I wonder if a couple of speed increase pulses are inherent to the auto-synchronizer program to insure that freq error is positive. I will be contacting the manufacturer with that question.

It boils down to that I think the freq diff window is too tight and if I open it up just a little, it might sync faster. The Mark IV synchronized at 60.18hz (100.3% speed, 3610.8 rpm's, 5.4mw's). All I want to do is sync at the current Emerson design of 60.06hz (100.1% speed, 3603.6 rpm's, 1.8 mw's) without hunting around. Of course those speeds assume 60hz line freq.

I just have to convince our support engineers that widening the diff freq window that allows a worst case condition of .2hz above line freq wont damage the generator. The worst case in the Mark IV was .24hz above line freq. I can understand their concern but maybe it's because they are used to working with large turbine/generators (up to 800 mw's) and ours is of course much smaller. Maybe the smaller mass is why we should be able to be a little looser on the window. I thank you again for your input to my questions.

You may have something with the synchronizer needing to make at least one adjustment to "feel good" about the readings it's seeing. I have seen this before, but it was a long time when digital control systems weren't as sophisticated and well-trusted as they are today.

The generator isn't going to slip a pole at 0.2 Hz--unless the excitation is well below rated.
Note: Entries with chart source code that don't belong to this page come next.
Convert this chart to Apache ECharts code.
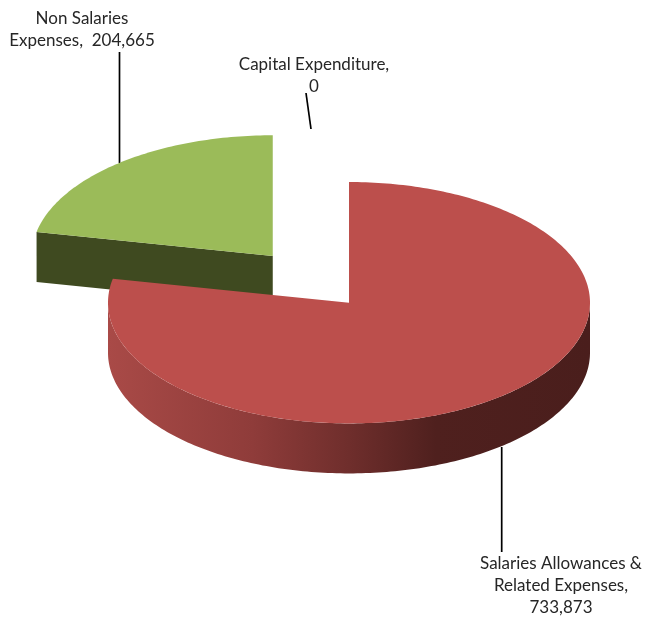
<!DOCTYPE html>
<html>
<head>
<meta charset="utf-8">
<title>Expenses</title>
<style>
	html, body { margin: 0; padding: 0; background: #fff; }
	#chart { width: 651px; height: 618px; }
</style>
<script src="https://cdn.jsdelivr.net/npm/echarts@6/dist/echarts.min.js"></script>
</head>
<body>
<div id="chart"></div>
<script>
	var categories = ['Salaries Allowances & Related Expenses', 'Non Salaries Expenses', 'Capital Expenditure'];
	var expenseValues = [733873, 204665, 0];
	var labelLines = [
		['Salaries Allowances &', 'Related Expenses,', '733,873'],
		['Non Salaries', 'Expenses,  204,665'],
		['Capital Expenditure,', '0']
	];

	var topColors = ['#bc4f4c', '#9bbb59', '#7f7f7f'];
	var faceColors = ['#4a1e1c', '#3f4a20', '#3f3f3f'];
	var explode = [0, 0.5, 0];
	var labelPos = [[561, 564], [82, 19], [314, 65]];
	var leaders = [[501.7, 447, 501.7, 552], [119.5, 52, 119.5, 163], [306, 93, 311, 129]];

	// pie geometry, ellipse because of the tilt
	var cx = 349, cy = 302.7, rx = 241, ry = 120.7, depth = 50;
	var total = expenseValues.reduce(function (a, b) { return a + b; }, 0);

	var rimFill = new echarts.graphic.LinearGradient(108, 0, 590, 0, [
		{ offset: 0, color: '#a94a47' },
		{ offset: 0.3, color: '#8f3c3a' },
		{ offset: 0.5, color: '#6f2e2c' },
		{ offset: 0.68, color: '#4f201e' },
		{ offset: 1, color: '#4a1e1c' }
	], true);

	function onRim(c, deg, dy) {
		var a = deg * Math.PI / 180;
		return [c[0] + rx * Math.sin(a), c[1] - ry * Math.cos(a) + dy];
	}

	function arcPoints(c, from, to, dy) {
		var pts = [], n = Math.max(1, Math.ceil(Math.abs(to - from)));
		for (var i = 0; i <= n; i++) {
			pts.push(onRim(c, from + (to - from) * i / n, dy));
		}
		return pts;
	}

	function renderSlice(params, api) {
		var i = params.dataIndex;
		var value = api.value(0);
		var children = [];
		var z = i === 0 ? 20 : 10;

		// start angle is the sum of the slices before this one
		var start = 0;
		for (var k = 0; k < i; k++) start += expenseValues[k] / total * 360;
		var end = start + value / total * 360;

		if (value > 0) {
			var mid = (start + end) / 2 * Math.PI / 180;
			var c = [
				cx + Math.sin(mid) * rx * explode[i],
				cy - Math.cos(mid) * ry * explode[i]
			];

			// outer wall, only the front half shows
			var r0 = Math.max(start, 90), r1 = Math.min(end, 270);
			if (r1 > r0) {
				children.push({
					type: 'polygon', z2: z,
					shape: { points: arcPoints(c, r0, r1, 0).concat(arcPoints(c, r1, r0, depth)) },
					style: { fill: rimFill }
				});
			}

			// cut faces that look towards the viewer
			[start, end].forEach(function (a, idx) {
				var s = Math.sin(a * Math.PI / 180);
				if (idx === 0 ? s < -1e-6 : s > 1e-6) {
					var p = onRim(c, a, 0);
					children.push({
						type: 'polygon', z2: z + 1,
						shape: { points: [c, p, [p[0], p[1] + depth], [c[0], c[1] + depth]] },
						style: { fill: faceColors[i] }
					});
				}
			});

			children.push({
				type: 'polygon', z2: z + 2,
				shape: { points: [c].concat(arcPoints(c, start, end, 0)) },
				style: { fill: topColors[i] }
			});
		}

		var l = leaders[i];
		children.push({
			type: 'line', z2: 5,
			shape: { x1: l[0], y1: l[1], x2: l[2], y2: l[3] },
			style: { stroke: '#000', lineWidth: 1.7 }
		});

		labelLines[i].forEach(function (t, n) {
			children.push({
				type: 'text', z2: 30,
				style: {
					text: t,
					x: labelPos[i][0],
					y: labelPos[i][1] + n * 22,
					align: 'center',
					verticalAlign: 'middle',
					fill: '#262626',
					font: '17px Lato'
				}
			});
		});

		return { type: 'group', children: children };
	}

	var chart = echarts.init(document.getElementById('chart'));
	chart.setOption({
		animation: false,
		backgroundColor: '#fff',
		series: [{
			type: 'custom',
			coordinateSystem: 'none',
			renderItem: renderSlice,
			data: categories.map(function (name, i) {
				return { name: name, value: [expenseValues[i]] };
			})
		}]
	});
</script>
</body>
</html>
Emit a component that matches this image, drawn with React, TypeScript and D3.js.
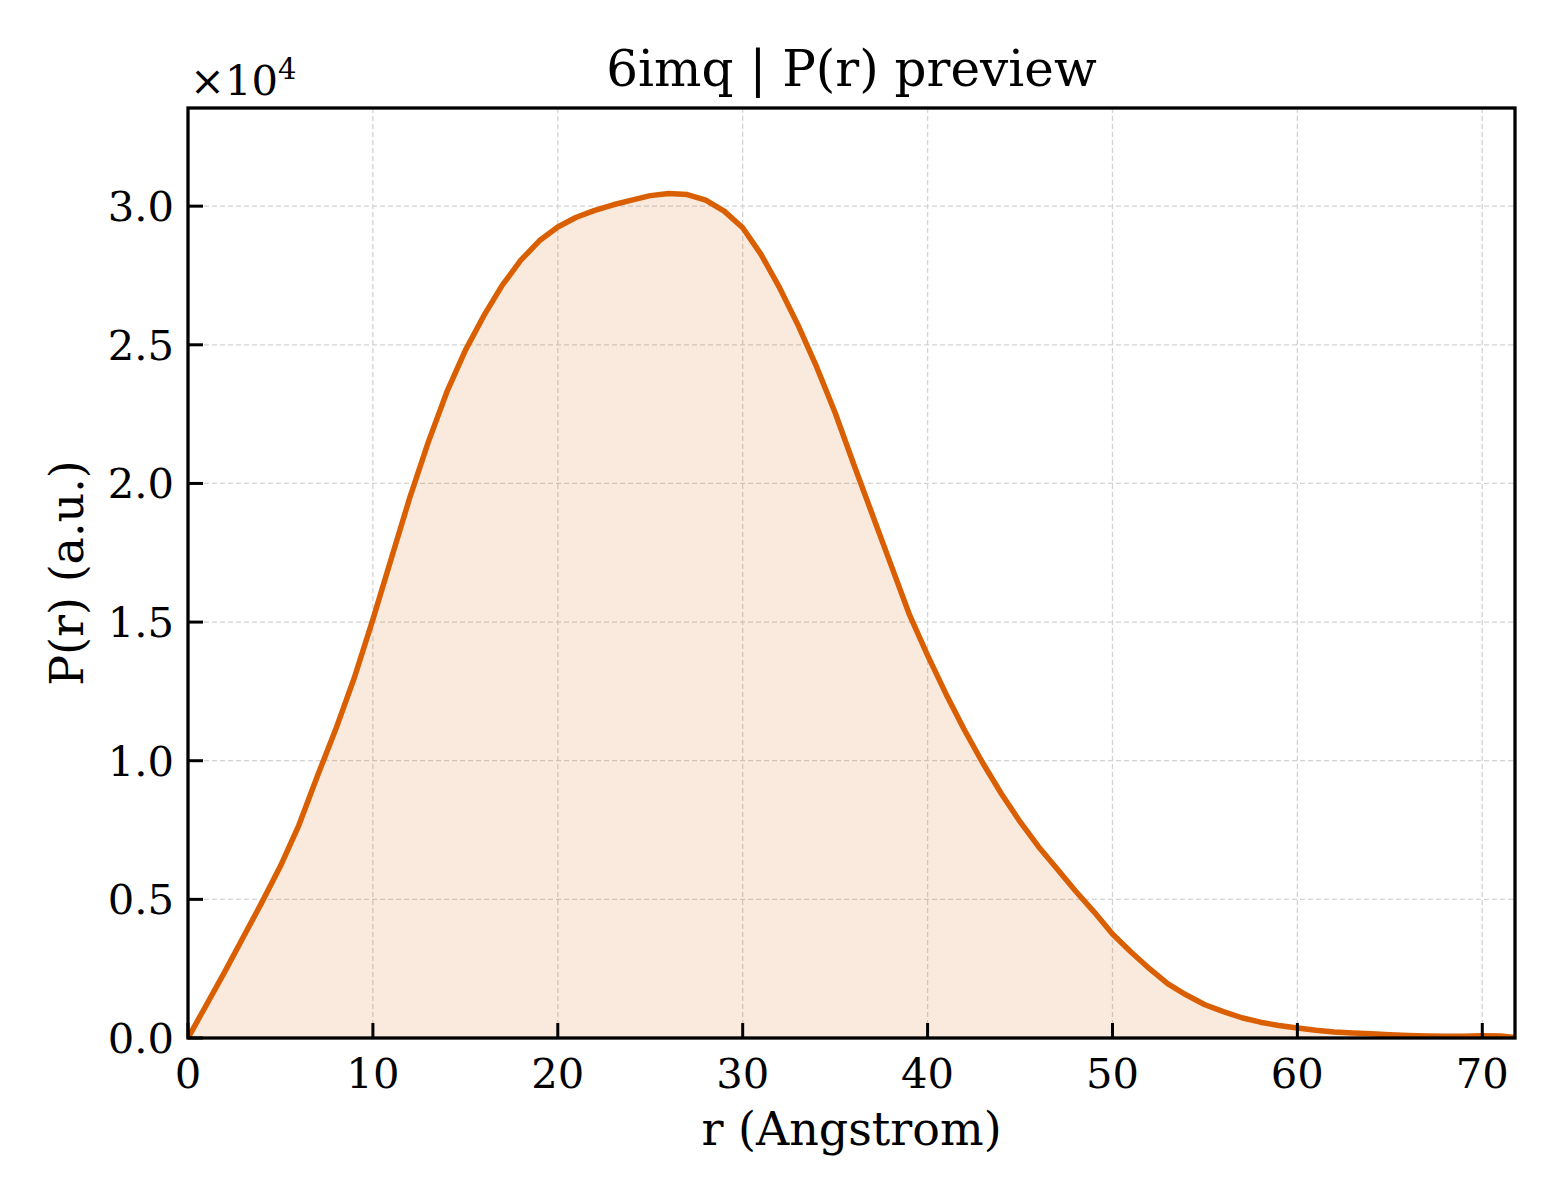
import React from "react";
import * as d3 from "d3";

const rValues: number[] = [
  0, 1, 2, 3, 4, 5, 6, 7, 8, 9, 10, 11, 12, 13, 14, 15, 16, 17, 18, 19, 20,
  21, 22, 23, 24, 25, 26, 27, 28, 29, 30, 31, 32, 33, 34, 35, 36, 37, 38, 39, 40,
  41, 42, 43, 44, 45, 46, 47, 48, 49, 50, 51, 52, 53, 54, 55, 56, 57, 58, 59, 60,
  61, 62, 63, 64, 65, 66, 67, 68, 69, 70, 71, 71.77,
];
const prValues: number[] = [
  0, 1200, 2400, 3650, 4900, 6200, 7680, 9450, 11150, 13000, 15100,
  17300, 19500, 21500, 23300, 24800, 26050, 27150, 28050, 28750, 29250,
  29600, 29850, 30050, 30220, 30380, 30460, 30420, 30220, 29820, 29220,
  28250, 27050, 25700, 24200, 22550, 20700, 18900, 17100, 15300, 13800,
  12400, 11100, 9900, 8800, 7800, 6900, 6100, 5300, 4550, 3750,
  3100, 2500, 1950, 1550, 1200, 950, 730, 570, 450, 360,
  280, 220, 180, 150, 120, 90, 70, 60, 60, 80, 70, 20,
];
const xTicks: number[] = [0, 10, 20, 30, 40, 50, 60, 70];
const yTicks: number[] = [0, 5000, 10000, 15000, 20000, 25000, 30000];
const titleText = "6imq | P(r) preview";
const xLabel = "r (Angstrom)";
const yLabel = "P(r) (a.u.)";

const W = 1560;
const H = 1200;
const L = 188;
const R = 1515;
const T = 108;
const B = 1038;
const FONT = "'DejaVu Serif', serif";
const LINE = "#d95f02";

export default function App() {
  const x = d3.scaleLinear().domain([0, 71.77]).range([L, R]);
  const y = d3.scaleLinear().domain([0, 33540]).range([B, T]);
  const pts = rValues.map((r, i) => [r, prValues[i]] as [number, number]);
  const line = d3
    .line<[number, number]>()
    .x((d) => x(d[0]))
    .y((d) => y(d[1]));
  const area = d3
    .area<[number, number]>()
    .x((d) => x(d[0]))
    .y0(y(0))
    .y1((d) => y(d[1]));

  return (
    <svg
      width={W}
      height={H}
      viewBox={`0 0 ${W} ${H}`}
      style={{ display: "block", position: "absolute", left: 0, top: 0, background: "#fff" }}
      fontFamily={FONT}
    >
      <rect x={0} y={0} width={W} height={H} fill="#fff" />
      <defs>
        <clipPath id="plotclip">
          <rect x={L} y={T} width={R - L} height={B - T} />
        </clipPath>
      </defs>
      <g stroke="#cfcfcf" strokeWidth={1.3} strokeDasharray="5,3" opacity={0.9}>
        {xTicks.map((t) => (
          <line key={"gx" + t} x1={x(t)} x2={x(t)} y1={T} y2={B} />
        ))}
        {yTicks.map((t) => (
          <line key={"gy" + t} x1={L} x2={R} y1={y(t)} y2={y(t)} />
        ))}
      </g>
      <g clipPath="url(#plotclip)">
        <path d={area(pts) || ""} fill={LINE} fillOpacity={0.13} stroke="none" />
        <path d={line(pts) || ""} fill="none" stroke={LINE} strokeWidth={5.5} strokeLinejoin="round" />
      </g>
      <g stroke="#000" strokeWidth={3}>
        {xTicks.map((t) => (
          <line key={"tx" + t} x1={x(t)} x2={x(t)} y1={B} y2={B - 15} />
        ))}
        {yTicks.map((t) => (
          <line key={"ty" + t} x1={L} x2={L + 15} y1={y(t)} y2={y(t)} />
        ))}
      </g>
      <rect x={L} y={T} width={R - L} height={B - T} fill="none" stroke="#000" strokeWidth={3.3} />
      <g fontSize={41.7} fill="#000">
        {xTicks.map((t) => (
          <text key={"lx" + t} x={x(t)} y={B + 50} textAnchor="middle">
            {String(t)}
          </text>
        ))}
        {yTicks.map((t) => (
          <text key={"ly" + t} x={L - 14} y={y(t) + 15} textAnchor="end">
            {(t / 10000).toFixed(1)}
          </text>
        ))}
      </g>
      <text x={L + 2} y={95} fontSize={41.7}>
        ×10
        <tspan fontSize={29} dy={-16}>4</tspan>
      </text>
      <text x={(L + R) / 2} y={86} fontSize={50} textAnchor="middle">
        {titleText}
      </text>
      <text x={(L + R) / 2} y={1145} fontSize={46} textAnchor="middle">
        {xLabel}
      </text>
      <text
        transform={`translate(83, ${(T + B) / 2}) rotate(-90)`}
        fontSize={46}
        textAnchor="middle"
      >
        {yLabel}
      </text>
    </svg>
  );
}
Slipping a pole is more about the torque from the prime mover overcoming the magnetic forces of attraction because the excitation is too low OR the torque is too high--and that's not going to happen when the synchroscope is turning at normal synch speeds (which is generally one rotation ever 6-10 seconds, or 6-10 revolutions per minute).

Some autosynchronizers can close much faster than this rate--which is fine; it just means that there will be more real power after the breaker closes. But, at 0.1 or 0.2 Hz, slipping a pole is not a realistic concern--as long as excitation is at or near rated.

Your response to the manual synch question will be very interesting. If the unit is ever synchronized manually, how often is it manually synchronized? And, can any operator manually synchronize a generator-set to the grid?
I can't remember the last time we synced it manually other than to a dead bus for black start testing. Manual synching wouldn't be an option because we have to meet a 10 minute start requirement.